Our book today hails all the way from 1925: A Day in Old Rome by William Stearns Davis, a wonderfully amiable educator and writer who brought out this book as a follow-up to his 1914 A Day in Old Athens, which surprised both its author and its publisher by actually selling briskly in bookshops. A part of this resulted from the publisher’s decision to load the volume with pictures and drawings – picking up a copy in 2015 (at the Brattle Bookshop sale lot, of course), pitted and faded with decades of sitting in somebody’s attic, hardly gives a hint of how impressive a brand-new copy looked to browsers in Boston.
But a bigger reason for the success of A Day in Old Athens and then later A Day in Old Rome is Davis himself: he had an unfailing ability to break down the distance between the past and the present, an unfailing ability to put faces and names on the dry records of history. He could beguile a dinner party for two hours at an easy stretch by invoking some incident from the past and investing it with all the energy and day-to-day believability of the present day – it’s no wonder his many students (in Minnesota, of all godforsaken places) all sang his praises.

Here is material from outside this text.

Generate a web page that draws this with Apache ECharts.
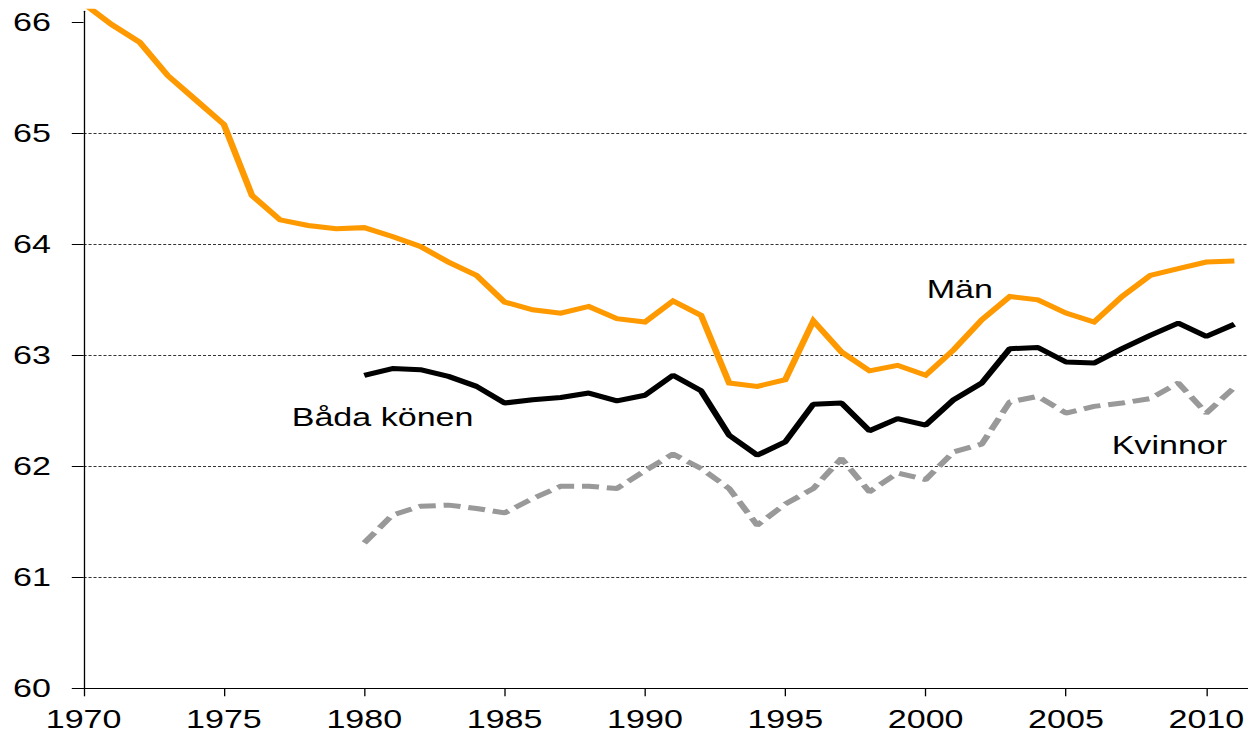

“This book,” he writes at the beginning of A Day in Old Rome, “tries to describe what an intelligent person would have witnessed in Ancient Rome if they by some legerdemain he had been translated to the Second Christian Century, and conducted about the imperial city under competent guidance.” And in order to provide that guidance, Davis invents a well-to-do middle class couple, Calvus and Gratia, and follows them everywhere in the course of a day. We get the breakdown of hours, the mechanics of breakfast, the workings of their household, and the planning of how they’ll spend their time. We watch Gratia deal with the fashions of the day, with the drama of the household staff, with the visits of her lady-friends. And we follow Calvus out into the hurly-burly of the City – which isn’t always a pleasant experience, as Davis somberly scolds:
Another thing becomes obvious after a short scrutiny – the vast numbers of idlers. People are incessantly lounging up and down the street manifestly with nothing important to do. Hard work and common trade are, as later explained, by no means genteel; and many a Roman who possesses merely the threadbare toga has his name on the list for corn doles prefers living by his wits in busy idleness, fawning on the great, and hunting dinner invitations to doing a stroke of honest labor.
While one corps of slaves was passing about the wine, asking each guest whether “Hot?” or “Cold?” others were distributing wreaths of fragrant flowers, to put on the forehead and even round the neck (by their odor supposedly preventing drunkenness) and also little alabaster vials of choice perfumes which the guests immediately broke and poured upon their hands and hair. Then followed long conversations, grave or gay according to the mood.
Technical, specific research has superseded A Day in Old Rome just a bit here and there, but whenever I go back to it, I’m always impressed by solid the thing is: Davis imbibed his classics well at Harvard, and he built his books to last. It’s a shame his fiction is now long gone and never to return, but I’m glad enough to visit ancient Rome with him from time to time.